Posted to general@xerces.apache.org by Dean Roddey <dr...@charmedquark.com> on 2000/05/14 20:59:12 UTC

Re: limitations of Xerces-J 1.0.3

"First:
There is no way to get the values of 'version', 'encoding', 'standalone' in
the prolog. What I've done was to extend SAXParser, and write my own
'startDocument' function which saves the values I need."

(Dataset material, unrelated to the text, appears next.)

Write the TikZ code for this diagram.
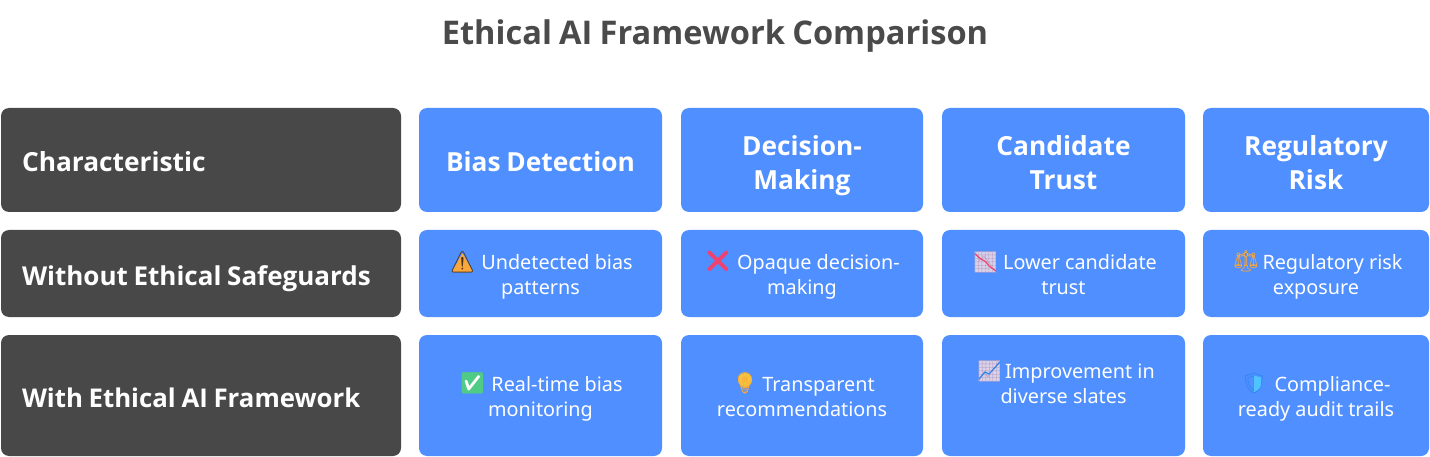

This is a limitation of SAX, which we don't define. SAX2 will address most
of these issues, but no standard for SAX2 on C++ has been established yet.
Anything we would do here would be non-standard, and we have avoided that
whereever possible. Otherwise, people will use these features and we'll
never be able to get rid of them and their code won't be portable to other
conforming SAX parsers. As you say, you can always derive from SAXParser and
intercept the things you need in the meantime. Eventually, at least some of
the extensoins of SAX2 will be implemented, and the ones to get this stuff
would surely be among them.

"Second:
Concider the attributes of the element "D"... when the parser parses them he
tells me that there is an enitty before even told me that a new element has
begun... and then when he calls 'startElement(...)' and tells me the
attribute values, they are already resolved and there is no way to know what
they were before they got resolved"

Yes, this is a known issue. In fact, in the lastest code, you won't get
those start/end entity events in order to avoid this confusion. There will
have to be significant changes to the internal event APIs before this will
work. And, if you use SAX, there still won't be anything we can do becaues
SAX works the way it does and it sends all of the element stuff at once,
after its all been parsed and all entities have been seen. So you will not
be able to use SAX (at least SAX1) if you want to deal with entities inside
attributes.

"Third:
In the 3 elements of type A, there is always one argument .. f1='fix1' ..
but i cannot know if this is the default value.. or is it the value the user
set.. which is the same as the default"

You can figure this out, but again there is no way in the SAX API, which we
don't define, to do this. SAX2 might help in this respect as well, but I'm
just guessing since I don't remember if it addressed any of this. In order
to figure this out, you will either have to move to a DOM based application,
or you will have to use parser specific (non-portable) mechanisms to do it.
See the EnumVal sample program.

"Fourth:
When there is an entity such as the &SP; in the example the parser just
parses it and replaces it with space, but what if I dont want it replaced?"

It will always expand them, but it will send you start/end entity events if
you want to know what's inside of it. This is of course outside of the
issues discussed above for attributes. The only entities that the parser
could get away without not expanding (and still be able to reasonably parse
it) would be top level general entites, but there is not currently a switch
to make it leave them unparsed.

--------------------------
Dean Roddey
The CIDLib Class Libraries
Charmed Quark Software
droddey@charmedquark.com
http://www.charmedquark.com

"Give me immortality, or give me death"